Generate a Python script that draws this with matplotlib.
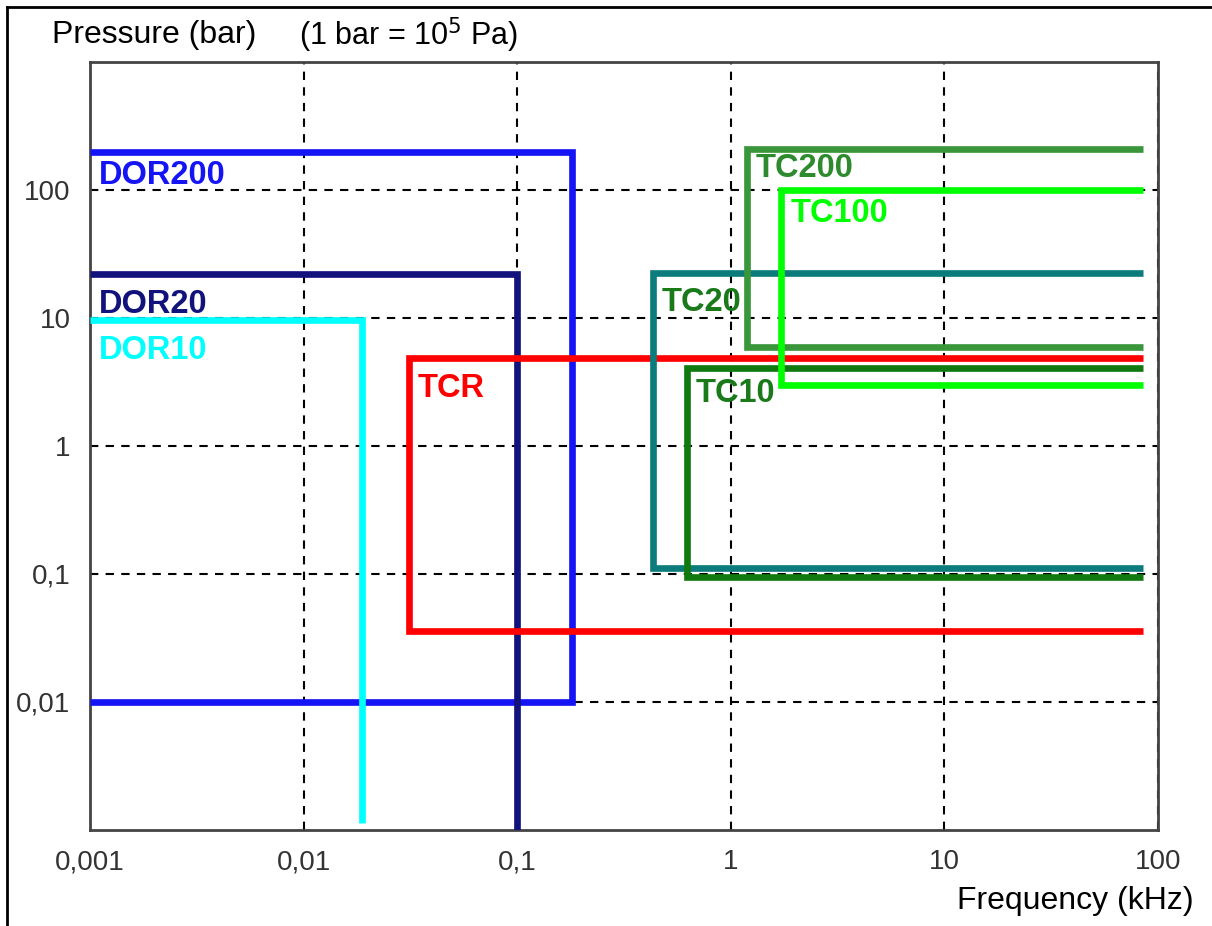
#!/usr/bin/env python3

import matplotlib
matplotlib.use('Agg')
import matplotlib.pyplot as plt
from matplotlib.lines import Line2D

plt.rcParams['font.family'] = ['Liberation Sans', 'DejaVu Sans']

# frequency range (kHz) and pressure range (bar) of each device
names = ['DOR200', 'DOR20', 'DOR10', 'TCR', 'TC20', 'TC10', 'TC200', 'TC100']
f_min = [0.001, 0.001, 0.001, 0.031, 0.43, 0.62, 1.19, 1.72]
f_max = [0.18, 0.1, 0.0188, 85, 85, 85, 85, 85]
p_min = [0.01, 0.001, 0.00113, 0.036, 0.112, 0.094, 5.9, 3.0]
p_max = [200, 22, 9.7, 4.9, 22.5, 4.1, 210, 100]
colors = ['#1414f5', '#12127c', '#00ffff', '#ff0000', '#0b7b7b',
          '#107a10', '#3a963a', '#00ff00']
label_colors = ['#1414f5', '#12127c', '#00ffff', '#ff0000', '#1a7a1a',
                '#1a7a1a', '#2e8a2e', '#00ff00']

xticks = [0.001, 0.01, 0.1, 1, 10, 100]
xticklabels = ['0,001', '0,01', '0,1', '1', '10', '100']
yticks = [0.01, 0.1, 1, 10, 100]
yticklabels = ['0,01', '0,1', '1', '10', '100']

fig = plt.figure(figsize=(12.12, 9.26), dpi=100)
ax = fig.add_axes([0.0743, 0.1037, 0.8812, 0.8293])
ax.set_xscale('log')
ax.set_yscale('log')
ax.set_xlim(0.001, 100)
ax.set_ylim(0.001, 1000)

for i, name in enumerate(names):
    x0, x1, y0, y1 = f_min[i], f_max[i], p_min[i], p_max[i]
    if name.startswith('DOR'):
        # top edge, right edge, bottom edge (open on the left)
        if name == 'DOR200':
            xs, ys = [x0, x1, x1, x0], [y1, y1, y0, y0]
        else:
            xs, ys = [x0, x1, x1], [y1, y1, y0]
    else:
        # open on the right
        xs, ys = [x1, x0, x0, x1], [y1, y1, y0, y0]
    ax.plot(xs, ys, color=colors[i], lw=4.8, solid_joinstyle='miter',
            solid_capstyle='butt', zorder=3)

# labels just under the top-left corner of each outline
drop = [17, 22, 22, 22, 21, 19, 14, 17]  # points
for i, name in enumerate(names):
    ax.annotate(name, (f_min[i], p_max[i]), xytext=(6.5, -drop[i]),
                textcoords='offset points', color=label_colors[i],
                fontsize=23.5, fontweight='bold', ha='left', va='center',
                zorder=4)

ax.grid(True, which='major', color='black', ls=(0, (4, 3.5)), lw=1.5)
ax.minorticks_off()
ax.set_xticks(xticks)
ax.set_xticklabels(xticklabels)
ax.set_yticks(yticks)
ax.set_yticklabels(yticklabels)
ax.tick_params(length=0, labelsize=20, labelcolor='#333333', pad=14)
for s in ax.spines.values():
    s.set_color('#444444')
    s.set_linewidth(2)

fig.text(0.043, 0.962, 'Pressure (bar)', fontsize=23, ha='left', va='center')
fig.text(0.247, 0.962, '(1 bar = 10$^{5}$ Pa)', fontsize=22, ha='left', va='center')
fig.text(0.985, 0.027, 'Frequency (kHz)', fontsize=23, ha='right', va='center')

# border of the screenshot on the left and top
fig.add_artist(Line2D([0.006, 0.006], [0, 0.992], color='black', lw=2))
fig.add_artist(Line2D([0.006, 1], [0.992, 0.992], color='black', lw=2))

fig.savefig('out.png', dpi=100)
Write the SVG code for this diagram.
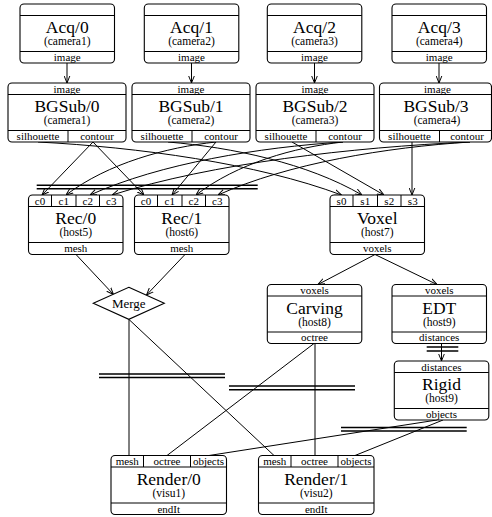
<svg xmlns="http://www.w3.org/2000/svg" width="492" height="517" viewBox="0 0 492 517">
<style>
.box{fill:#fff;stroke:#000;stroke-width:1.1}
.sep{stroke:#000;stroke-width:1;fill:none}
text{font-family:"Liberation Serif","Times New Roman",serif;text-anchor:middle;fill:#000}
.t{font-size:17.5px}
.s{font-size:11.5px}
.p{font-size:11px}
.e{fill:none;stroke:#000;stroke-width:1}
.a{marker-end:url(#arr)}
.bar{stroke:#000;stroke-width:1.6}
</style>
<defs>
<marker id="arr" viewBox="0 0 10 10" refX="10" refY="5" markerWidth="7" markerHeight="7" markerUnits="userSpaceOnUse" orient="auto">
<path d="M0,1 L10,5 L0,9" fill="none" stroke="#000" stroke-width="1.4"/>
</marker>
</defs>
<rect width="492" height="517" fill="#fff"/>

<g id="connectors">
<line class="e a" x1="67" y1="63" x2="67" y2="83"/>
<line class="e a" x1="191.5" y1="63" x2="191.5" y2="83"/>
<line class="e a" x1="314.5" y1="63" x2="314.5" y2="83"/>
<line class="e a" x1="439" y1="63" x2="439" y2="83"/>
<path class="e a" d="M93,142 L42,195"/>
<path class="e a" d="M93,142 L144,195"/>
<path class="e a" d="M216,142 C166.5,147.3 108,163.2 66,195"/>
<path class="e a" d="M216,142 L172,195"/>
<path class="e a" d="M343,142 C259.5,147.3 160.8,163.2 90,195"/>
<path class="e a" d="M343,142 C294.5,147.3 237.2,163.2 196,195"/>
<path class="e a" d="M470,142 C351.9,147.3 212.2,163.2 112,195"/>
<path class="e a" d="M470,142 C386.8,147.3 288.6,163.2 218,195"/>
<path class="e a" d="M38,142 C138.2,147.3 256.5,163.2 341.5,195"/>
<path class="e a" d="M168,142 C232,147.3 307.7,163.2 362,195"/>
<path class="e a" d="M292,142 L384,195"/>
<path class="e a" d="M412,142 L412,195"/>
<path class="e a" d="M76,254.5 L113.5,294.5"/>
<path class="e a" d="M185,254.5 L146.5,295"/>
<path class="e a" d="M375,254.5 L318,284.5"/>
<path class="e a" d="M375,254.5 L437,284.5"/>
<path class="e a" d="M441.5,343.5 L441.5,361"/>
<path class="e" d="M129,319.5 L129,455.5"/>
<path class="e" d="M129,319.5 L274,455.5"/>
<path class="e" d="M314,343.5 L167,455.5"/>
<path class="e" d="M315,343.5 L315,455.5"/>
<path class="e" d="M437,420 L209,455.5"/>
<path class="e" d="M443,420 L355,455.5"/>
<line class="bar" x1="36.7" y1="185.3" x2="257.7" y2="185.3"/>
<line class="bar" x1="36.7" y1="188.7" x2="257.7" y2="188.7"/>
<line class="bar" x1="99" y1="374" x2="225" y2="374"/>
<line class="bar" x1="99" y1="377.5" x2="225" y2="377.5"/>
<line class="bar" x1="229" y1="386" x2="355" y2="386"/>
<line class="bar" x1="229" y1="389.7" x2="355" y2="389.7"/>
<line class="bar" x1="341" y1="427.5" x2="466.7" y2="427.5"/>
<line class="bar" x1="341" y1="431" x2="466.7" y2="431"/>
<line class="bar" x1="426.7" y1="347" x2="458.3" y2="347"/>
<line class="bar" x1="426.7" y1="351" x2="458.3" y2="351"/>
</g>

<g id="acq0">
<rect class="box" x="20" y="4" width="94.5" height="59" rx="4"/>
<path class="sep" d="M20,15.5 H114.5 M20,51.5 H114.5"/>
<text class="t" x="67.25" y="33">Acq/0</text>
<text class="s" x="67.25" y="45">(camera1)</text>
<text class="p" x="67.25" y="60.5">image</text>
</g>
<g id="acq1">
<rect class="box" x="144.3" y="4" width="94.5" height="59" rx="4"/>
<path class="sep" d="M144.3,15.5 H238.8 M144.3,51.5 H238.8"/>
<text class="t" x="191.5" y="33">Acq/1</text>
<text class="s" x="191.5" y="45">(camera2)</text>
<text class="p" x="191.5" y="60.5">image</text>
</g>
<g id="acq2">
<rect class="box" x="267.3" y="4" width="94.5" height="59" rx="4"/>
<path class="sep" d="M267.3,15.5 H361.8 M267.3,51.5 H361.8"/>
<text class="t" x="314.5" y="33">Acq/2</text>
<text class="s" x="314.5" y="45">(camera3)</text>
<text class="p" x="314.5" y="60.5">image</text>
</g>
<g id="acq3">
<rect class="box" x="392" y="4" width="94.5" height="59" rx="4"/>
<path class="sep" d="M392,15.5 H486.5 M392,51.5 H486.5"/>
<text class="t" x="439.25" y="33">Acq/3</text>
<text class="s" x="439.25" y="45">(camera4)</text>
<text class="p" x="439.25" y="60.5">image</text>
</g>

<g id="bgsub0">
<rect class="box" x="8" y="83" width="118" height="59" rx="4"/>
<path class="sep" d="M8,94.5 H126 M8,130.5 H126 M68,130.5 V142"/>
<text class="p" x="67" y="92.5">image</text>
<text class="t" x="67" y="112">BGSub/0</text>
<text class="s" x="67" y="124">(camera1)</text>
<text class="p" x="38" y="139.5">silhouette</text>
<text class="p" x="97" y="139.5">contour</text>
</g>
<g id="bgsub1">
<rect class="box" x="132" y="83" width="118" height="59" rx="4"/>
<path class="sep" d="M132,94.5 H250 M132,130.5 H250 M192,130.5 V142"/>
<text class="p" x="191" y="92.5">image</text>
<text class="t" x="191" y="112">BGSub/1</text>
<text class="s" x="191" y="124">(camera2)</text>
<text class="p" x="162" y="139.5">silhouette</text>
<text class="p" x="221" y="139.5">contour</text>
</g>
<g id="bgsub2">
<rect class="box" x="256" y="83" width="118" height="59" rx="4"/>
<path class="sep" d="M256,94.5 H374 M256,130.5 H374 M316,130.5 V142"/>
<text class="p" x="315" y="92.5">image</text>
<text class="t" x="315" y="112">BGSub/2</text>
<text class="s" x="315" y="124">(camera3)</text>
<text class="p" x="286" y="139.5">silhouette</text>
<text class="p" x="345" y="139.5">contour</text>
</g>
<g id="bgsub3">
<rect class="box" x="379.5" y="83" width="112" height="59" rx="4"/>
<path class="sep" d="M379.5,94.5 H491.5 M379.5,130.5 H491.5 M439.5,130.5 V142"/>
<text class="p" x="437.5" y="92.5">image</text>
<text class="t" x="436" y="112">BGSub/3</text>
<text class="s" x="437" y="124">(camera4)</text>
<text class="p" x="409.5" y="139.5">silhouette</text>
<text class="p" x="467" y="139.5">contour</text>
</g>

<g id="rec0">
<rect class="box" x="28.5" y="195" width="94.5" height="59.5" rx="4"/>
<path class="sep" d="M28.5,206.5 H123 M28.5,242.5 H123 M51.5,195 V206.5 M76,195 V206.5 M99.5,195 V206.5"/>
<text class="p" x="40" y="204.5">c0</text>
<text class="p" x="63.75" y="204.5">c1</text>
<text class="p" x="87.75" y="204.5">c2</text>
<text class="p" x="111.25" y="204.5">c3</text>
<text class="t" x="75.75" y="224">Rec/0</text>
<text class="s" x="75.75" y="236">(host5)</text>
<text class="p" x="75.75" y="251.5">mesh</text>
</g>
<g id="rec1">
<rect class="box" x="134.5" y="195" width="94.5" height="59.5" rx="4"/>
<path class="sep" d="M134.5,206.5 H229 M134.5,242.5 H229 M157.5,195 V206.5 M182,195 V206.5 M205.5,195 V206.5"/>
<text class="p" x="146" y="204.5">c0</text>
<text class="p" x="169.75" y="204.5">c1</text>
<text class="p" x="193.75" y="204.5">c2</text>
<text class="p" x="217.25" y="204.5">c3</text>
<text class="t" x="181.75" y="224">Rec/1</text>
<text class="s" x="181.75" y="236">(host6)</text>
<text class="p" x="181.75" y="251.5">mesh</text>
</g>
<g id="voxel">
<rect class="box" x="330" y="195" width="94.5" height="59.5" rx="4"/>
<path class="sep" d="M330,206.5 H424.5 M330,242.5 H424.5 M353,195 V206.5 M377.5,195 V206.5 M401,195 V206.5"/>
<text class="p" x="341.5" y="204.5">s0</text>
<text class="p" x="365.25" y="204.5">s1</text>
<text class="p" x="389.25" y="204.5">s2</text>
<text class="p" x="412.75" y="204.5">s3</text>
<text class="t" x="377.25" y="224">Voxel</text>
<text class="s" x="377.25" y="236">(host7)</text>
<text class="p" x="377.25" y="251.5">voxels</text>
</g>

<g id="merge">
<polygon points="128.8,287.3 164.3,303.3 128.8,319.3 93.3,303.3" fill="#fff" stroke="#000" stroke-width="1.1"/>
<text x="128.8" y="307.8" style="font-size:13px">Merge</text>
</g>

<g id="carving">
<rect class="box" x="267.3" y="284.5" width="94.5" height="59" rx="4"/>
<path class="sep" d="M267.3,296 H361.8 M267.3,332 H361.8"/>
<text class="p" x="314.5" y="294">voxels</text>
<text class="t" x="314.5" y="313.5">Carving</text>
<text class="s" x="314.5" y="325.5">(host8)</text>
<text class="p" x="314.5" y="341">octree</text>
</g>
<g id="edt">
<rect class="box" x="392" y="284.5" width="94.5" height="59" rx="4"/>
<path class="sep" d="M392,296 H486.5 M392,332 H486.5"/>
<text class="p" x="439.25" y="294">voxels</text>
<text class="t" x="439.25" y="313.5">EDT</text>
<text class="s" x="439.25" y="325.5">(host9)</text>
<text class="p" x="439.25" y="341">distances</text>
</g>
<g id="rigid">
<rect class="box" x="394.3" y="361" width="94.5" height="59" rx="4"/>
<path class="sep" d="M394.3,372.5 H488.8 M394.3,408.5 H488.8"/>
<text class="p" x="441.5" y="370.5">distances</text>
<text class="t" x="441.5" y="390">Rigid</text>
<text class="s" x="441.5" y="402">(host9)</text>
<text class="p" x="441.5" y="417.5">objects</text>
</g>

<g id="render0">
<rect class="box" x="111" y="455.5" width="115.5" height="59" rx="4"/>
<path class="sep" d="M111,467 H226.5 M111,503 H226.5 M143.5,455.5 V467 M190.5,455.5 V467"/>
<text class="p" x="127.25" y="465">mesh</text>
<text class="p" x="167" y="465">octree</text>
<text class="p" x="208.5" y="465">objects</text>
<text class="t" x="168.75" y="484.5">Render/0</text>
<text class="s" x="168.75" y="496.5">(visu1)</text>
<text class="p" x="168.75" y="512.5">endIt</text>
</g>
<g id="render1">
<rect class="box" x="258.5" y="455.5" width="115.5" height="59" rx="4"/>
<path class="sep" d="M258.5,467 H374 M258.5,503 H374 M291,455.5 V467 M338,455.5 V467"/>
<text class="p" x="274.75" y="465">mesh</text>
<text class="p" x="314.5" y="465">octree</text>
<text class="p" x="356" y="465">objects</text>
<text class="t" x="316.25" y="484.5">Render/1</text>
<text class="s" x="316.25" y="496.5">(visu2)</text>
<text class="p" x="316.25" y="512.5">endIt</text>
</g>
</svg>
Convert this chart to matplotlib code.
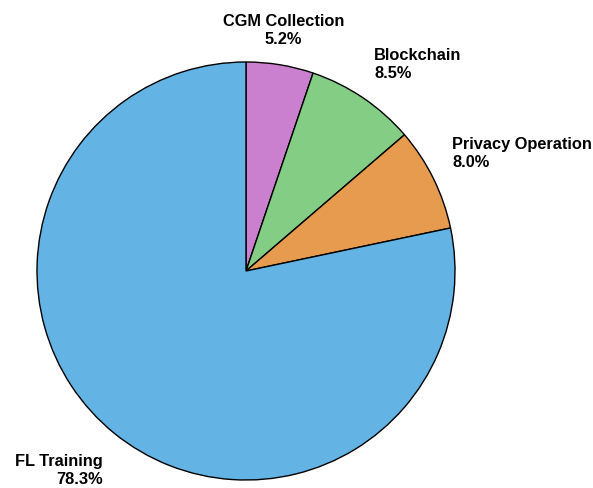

OBJECTIVE
Repeat, word for word and with no pictures, only the lines running from the beginning of the data to the line that contains "solid_capstyle='butt', zorder=3)".

WRITTEN RESPONSE
Generate a Python script that draws this with matplotlib.
#!/usr/bin/env python3

import matplotlib
matplotlib.use('Agg')
import matplotlib.pyplot as plt
from matplotlib.lines import Line2D

plt.rcParams['font.family'] = ['Liberation Sans', 'DejaVu Sans']

# frequency range (kHz) and pressure range (bar) of each device
names = ['DOR200', 'DOR20', 'DOR10', 'TCR', 'TC20', 'TC10', 'TC200', 'TC100']
f_min = [0.001, 0.001, 0.001, 0.031, 0.43, 0.62, 1.19, 1.72]
f_max = [0.18, 0.1, 0.0188, 85, 85, 85, 85, 85]
p_min = [0.01, 0.001, 0.00113, 0.036, 0.112, 0.094, 5.9, 3.0]
p_max = [200, 22, 9.7, 4.9, 22.5, 4.1, 210, 100]
colors = ['#1414f5', '#12127c', '#00ffff', '#ff0000', '#0b7b7b',
          '#107a10', '#3a963a', '#00ff00']
label_colors = ['#1414f5', '#12127c', '#00ffff', '#ff0000', '#1a7a1a',
                '#1a7a1a', '#2e8a2e', '#00ff00']

xticks = [0.001, 0.01, 0.1, 1, 10, 100]
xticklabels = ['0,001', '0,01', '0,1', '1', '10', '100']
yticks = [0.01, 0.1, 1, 10, 100]
yticklabels = ['0,01', '0,1', '1', '10', '100']

fig = plt.figure(figsize=(12.12, 9.26), dpi=100)
ax = fig.add_axes([0.0743, 0.1037, 0.8812, 0.8293])
ax.set_xscale('log')
ax.set_yscale('log')
ax.set_xlim(0.001, 100)
ax.set_ylim(0.001, 1000)

for i, name in enumerate(names):
    x0, x1, y0, y1 = f_min[i], f_max[i], p_min[i], p_max[i]
    if name.startswith('DOR'):
        # top edge, right edge, bottom edge (open on the left)
        if name == 'DOR200':
            xs, ys = [x0, x1, x1, x0], [y1, y1, y0, y0]
        else:
            xs, ys = [x0, x1, x1], [y1, y1, y0]
    else:
        # open on the right
        xs, ys = [x1, x0, x0, x1], [y1, y1, y0, y0]
    ax.plot(xs, ys, color=colors[i], lw=4.8, solid_joinstyle='miter',
            solid_capstyle='butt', zorder=3)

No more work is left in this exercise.